= Hermann Weigert =

German musician (1890–1955)

Hermann Weigert (20 October 1890 in Breslau - 2 April 1955 in New York City) was a German vocal coach, pianist, and conductor. He was a vocal coach and accompanist for the Metropolitan Opera for thirteen years. Recognized as an authority on the works of Richard Wagner, he served as a consultant to the Bayreuth Festival from 1951 until his death four years later. He was the husband, accompanist and, voice teacher of Swedish soprano Astrid Varnay, whose career he managed to international success. He also served as accompanist and vocal coach for soprano Kirsten Flagstad for many years.

==Life and career==
Trained at the Berlin Hochschule für Musik, Weigert began his career working as a vocal coach at the Magdeburg Opera and at Theater Lübeck. He left those posts to join the conducting staff at the Berlin State Opera in 1920 where he worked with Kurt Adler, Dimitri Mitropoulos, Otto Klemperer, George Szell, and Heinz Tietjen. While conducting in Berlin, he simultaneously worked as a professor at the Royal Berlin Academy of Music.

Due to his Jewish ancestry and the rise of the Nazi party in Berlin, Weigert resigned from his post at the Berlin State Opera in 1934. After working for a brief period in South Africa, he joined the staff of the Metropolitan Opera in New York City where he worked as the chief vocal coach and accompanist for the German repertoire. At the Met he became known as an expert on the works of Richard Wagner, and became the primary vocal coach to sopranos Kirsten Flagstad and Astrid Varnay; the latter of whom he married in 1944.

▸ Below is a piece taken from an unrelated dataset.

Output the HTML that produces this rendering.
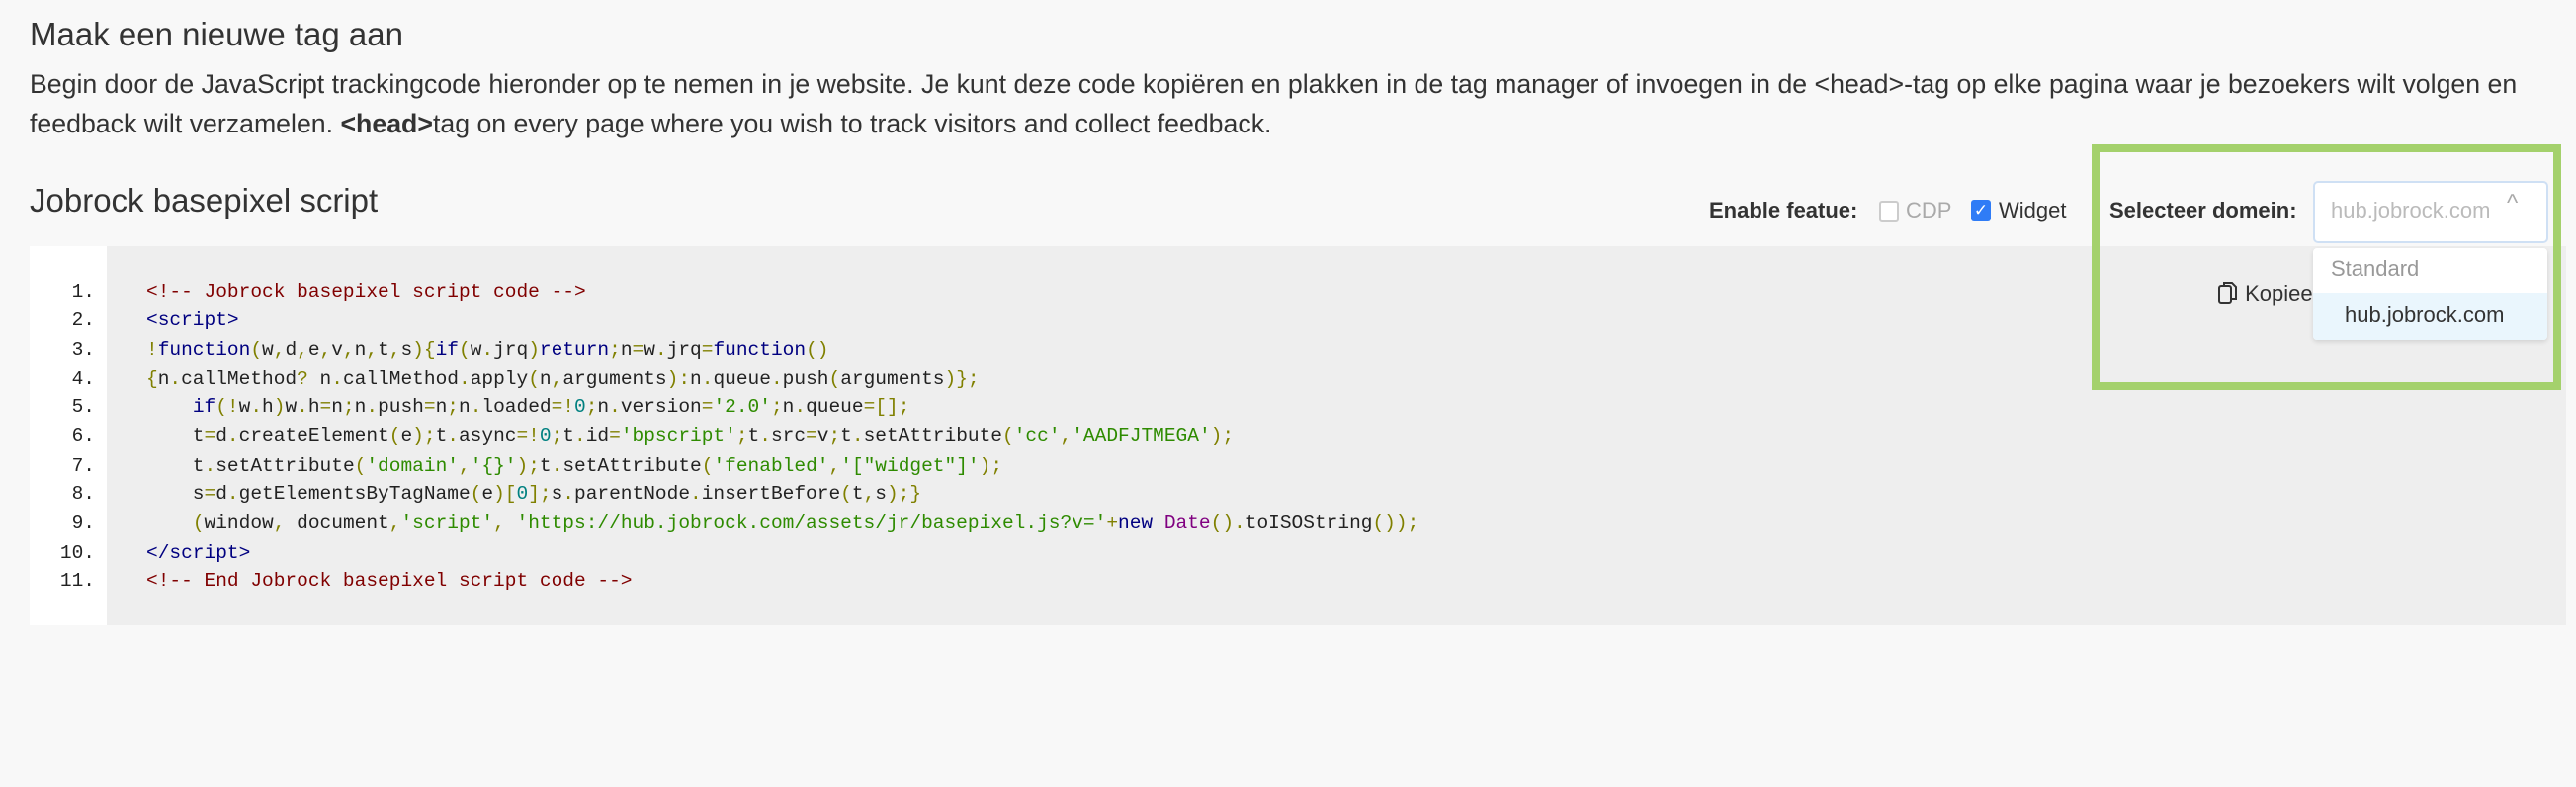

In 1948 Weigert left his post at the Met and returned to Europe with Flagstad and Varnay where he helped orchestrate a successful international launch to his wife's career, beginning with the Royal Opera House in London. In 1951 Varnay made an acclaimed debut at the Bayreuth Festival where she appeared annually for the next seventeen years. Weigert served on the musical staff of the Bayreuth Festival from 1951 to 1955.

In addition to managing his wife's career, Weigert worked as a guest conductor at numerous German opera houses from 1948 to 1955; including conducting several performances with his wife in the cast. He notably conducted recordings of his wife portraying the roles of Isolde in Tristan and Isolde, the title role in Salome, and Brünnhilde in Götterdämmerung; the latter of which won the Grand Prix du Disque.

Weigert died of a heart attack at the age of 65 in Manhattan.